» **Given problem**
In the material below, find every line with "that" and pull it out.

» **Dataset extract**
════════════════════
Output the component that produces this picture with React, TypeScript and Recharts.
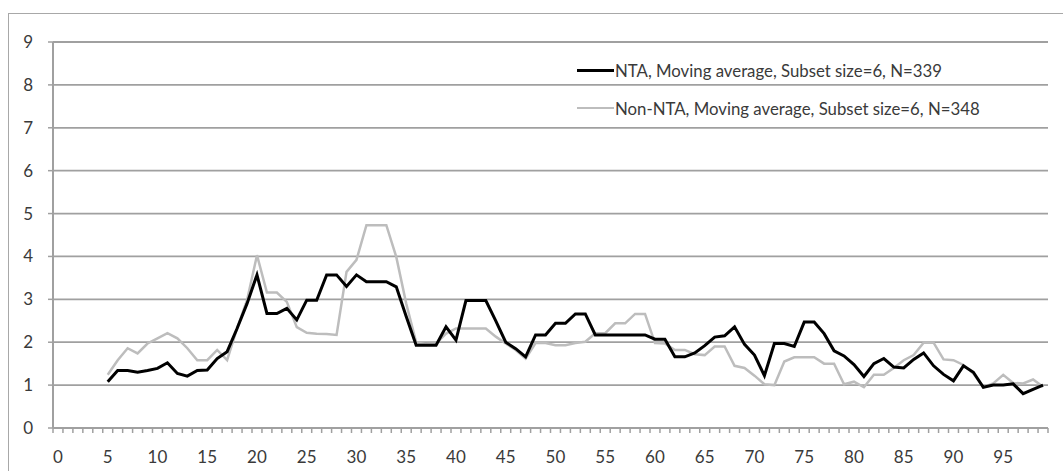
════════════════════
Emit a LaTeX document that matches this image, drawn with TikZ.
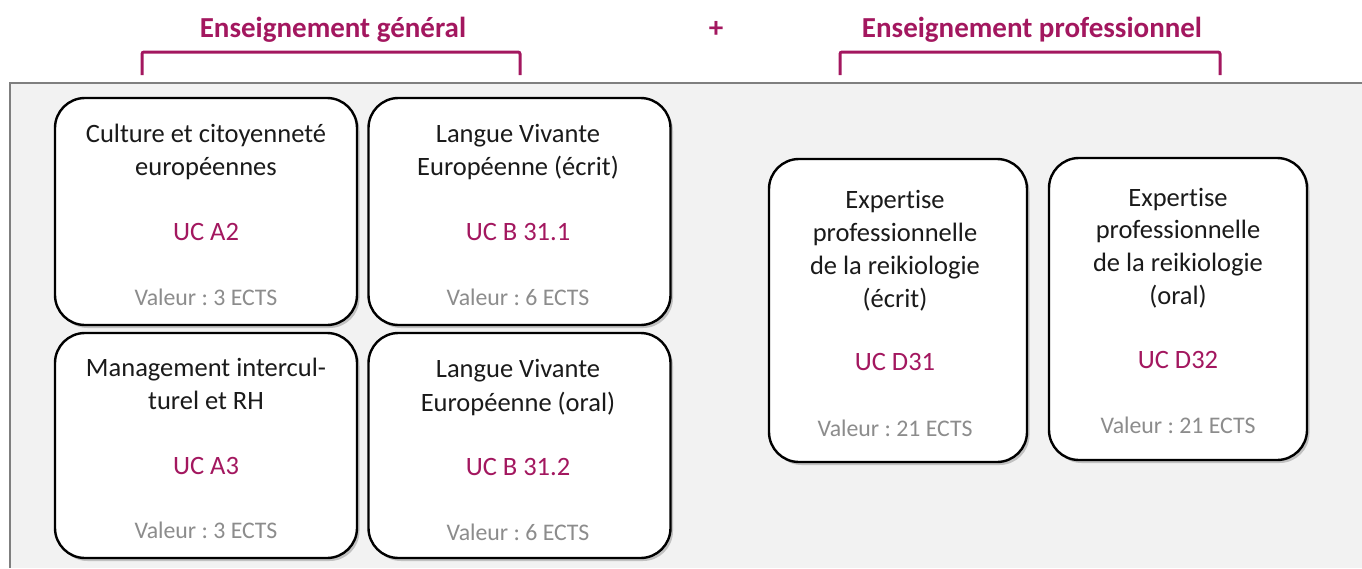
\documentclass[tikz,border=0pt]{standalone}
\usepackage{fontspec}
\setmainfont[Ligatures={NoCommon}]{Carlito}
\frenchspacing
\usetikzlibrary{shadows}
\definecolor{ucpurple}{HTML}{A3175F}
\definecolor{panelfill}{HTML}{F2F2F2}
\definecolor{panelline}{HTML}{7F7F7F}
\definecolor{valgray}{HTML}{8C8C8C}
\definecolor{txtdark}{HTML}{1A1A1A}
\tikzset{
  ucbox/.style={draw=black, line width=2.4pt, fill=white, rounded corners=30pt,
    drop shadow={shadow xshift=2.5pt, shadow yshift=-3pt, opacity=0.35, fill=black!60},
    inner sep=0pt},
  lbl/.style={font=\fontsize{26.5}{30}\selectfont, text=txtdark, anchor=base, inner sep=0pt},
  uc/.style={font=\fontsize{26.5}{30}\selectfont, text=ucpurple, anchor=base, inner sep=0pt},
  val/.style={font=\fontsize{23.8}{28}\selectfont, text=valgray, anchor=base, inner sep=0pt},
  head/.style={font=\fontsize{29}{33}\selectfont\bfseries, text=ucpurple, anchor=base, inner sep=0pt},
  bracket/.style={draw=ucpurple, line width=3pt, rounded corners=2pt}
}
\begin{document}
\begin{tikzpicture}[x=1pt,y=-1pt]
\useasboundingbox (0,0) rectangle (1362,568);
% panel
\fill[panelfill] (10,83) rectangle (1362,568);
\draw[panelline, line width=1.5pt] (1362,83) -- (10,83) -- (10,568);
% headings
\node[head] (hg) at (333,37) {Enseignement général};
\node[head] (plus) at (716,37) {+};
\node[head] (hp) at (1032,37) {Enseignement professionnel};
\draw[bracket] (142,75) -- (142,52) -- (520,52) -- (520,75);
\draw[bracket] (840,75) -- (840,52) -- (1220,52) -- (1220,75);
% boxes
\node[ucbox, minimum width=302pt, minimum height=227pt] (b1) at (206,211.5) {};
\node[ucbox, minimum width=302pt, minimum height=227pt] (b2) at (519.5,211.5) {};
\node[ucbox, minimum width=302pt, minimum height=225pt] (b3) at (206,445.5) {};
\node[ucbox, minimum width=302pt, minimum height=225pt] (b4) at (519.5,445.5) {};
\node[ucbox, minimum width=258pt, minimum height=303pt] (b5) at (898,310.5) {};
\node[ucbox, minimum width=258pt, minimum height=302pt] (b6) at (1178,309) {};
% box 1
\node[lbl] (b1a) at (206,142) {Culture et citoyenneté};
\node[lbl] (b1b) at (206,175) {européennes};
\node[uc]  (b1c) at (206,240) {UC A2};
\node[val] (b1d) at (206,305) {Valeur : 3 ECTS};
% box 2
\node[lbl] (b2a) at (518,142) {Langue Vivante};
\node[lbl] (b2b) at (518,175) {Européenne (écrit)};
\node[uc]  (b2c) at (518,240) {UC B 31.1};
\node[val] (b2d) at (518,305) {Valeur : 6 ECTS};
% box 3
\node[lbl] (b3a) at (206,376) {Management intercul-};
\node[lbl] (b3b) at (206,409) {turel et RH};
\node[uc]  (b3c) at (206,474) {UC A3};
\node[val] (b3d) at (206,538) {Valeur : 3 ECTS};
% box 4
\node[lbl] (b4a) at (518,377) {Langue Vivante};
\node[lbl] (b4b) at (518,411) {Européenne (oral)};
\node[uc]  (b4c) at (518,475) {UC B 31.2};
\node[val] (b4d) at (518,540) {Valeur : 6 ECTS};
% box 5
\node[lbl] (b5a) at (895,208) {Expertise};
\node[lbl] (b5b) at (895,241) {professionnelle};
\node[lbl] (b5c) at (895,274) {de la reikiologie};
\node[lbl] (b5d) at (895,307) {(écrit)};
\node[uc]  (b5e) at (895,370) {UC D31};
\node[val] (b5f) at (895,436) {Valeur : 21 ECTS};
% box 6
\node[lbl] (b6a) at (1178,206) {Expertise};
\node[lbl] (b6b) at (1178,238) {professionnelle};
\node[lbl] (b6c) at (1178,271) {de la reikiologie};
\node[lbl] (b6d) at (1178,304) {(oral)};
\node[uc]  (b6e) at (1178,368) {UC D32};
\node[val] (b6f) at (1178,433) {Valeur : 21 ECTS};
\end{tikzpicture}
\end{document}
════════════════════
» **Output of the exercise**
Output the component that produces this picture with React, TypeScript and Recharts.
Emit a LaTeX document that matches this image, drawn with TikZ.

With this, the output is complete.